While it might seem like Fratila has her head in the stars, she's also doing work here on Earth that's very much grounded. Together with Renee Dumaresque, Fratila founded CRIP RAVE™, an event night that centres on the needs of "disabled, deaf, mad and sick communities." They want to make raves accessible, but their ideas around accessibility go much further than just being able to enter a venue; CRIP RAVE™ puts disabled people's safety, comfort and talents at the forefront of the events.

"We want the rave space to still be for people who love raves, but we want those spaces to be more accessible," Fratila says. "There's a lot of things that can come in there, including harm reduction supplies, for example. It can also be as simple as just making sure you have staff to help people navigate the space, having alcohol-free options at the bar, hydration stations, varied seating options. So many raves don't have seats at all."

They've put on a number of shows so far, both in-person and virtual, with more planned for the coming year, in their own time — "crip time," as Fratila calls it. Organizing these parties has now evolved into consulting work, where Fratila and Dumaresque speak with promoters about meeting the various needs of their patrons.

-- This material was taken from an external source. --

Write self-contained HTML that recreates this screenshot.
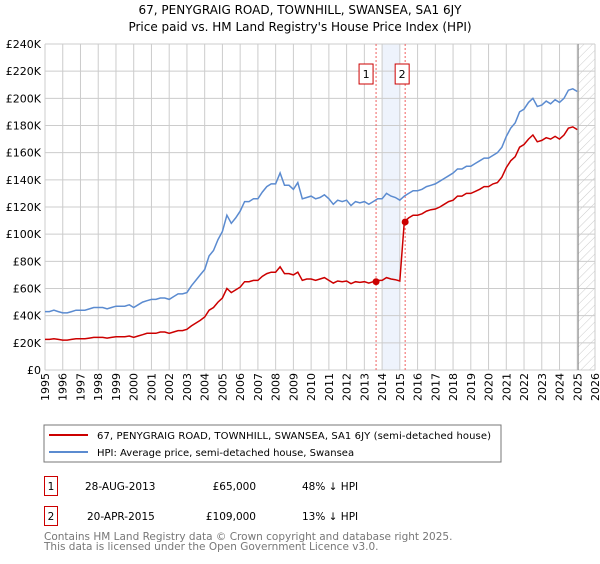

"I'm excited about the idea of collaborating with different organizing bodies or festivals," says Fratila. "That's something that really motivates us, because if we work on an event with someone, they're better equipped to enact some of these access techniques in the future. So, it's a fluid way of learning. We can learn more as we see how everybody does things differently, and they learn what it means to put on a truly accessible event." 

Considering the many facets of Stefana Fratila's out-of-this-world artistry, our initial label of "Toronto producer" now seems wholly inadequate. She's a promoter, consultant, accessibility advocate, sound designer, writer, musician — and at this point, it's fair to add scientific researcher to the list.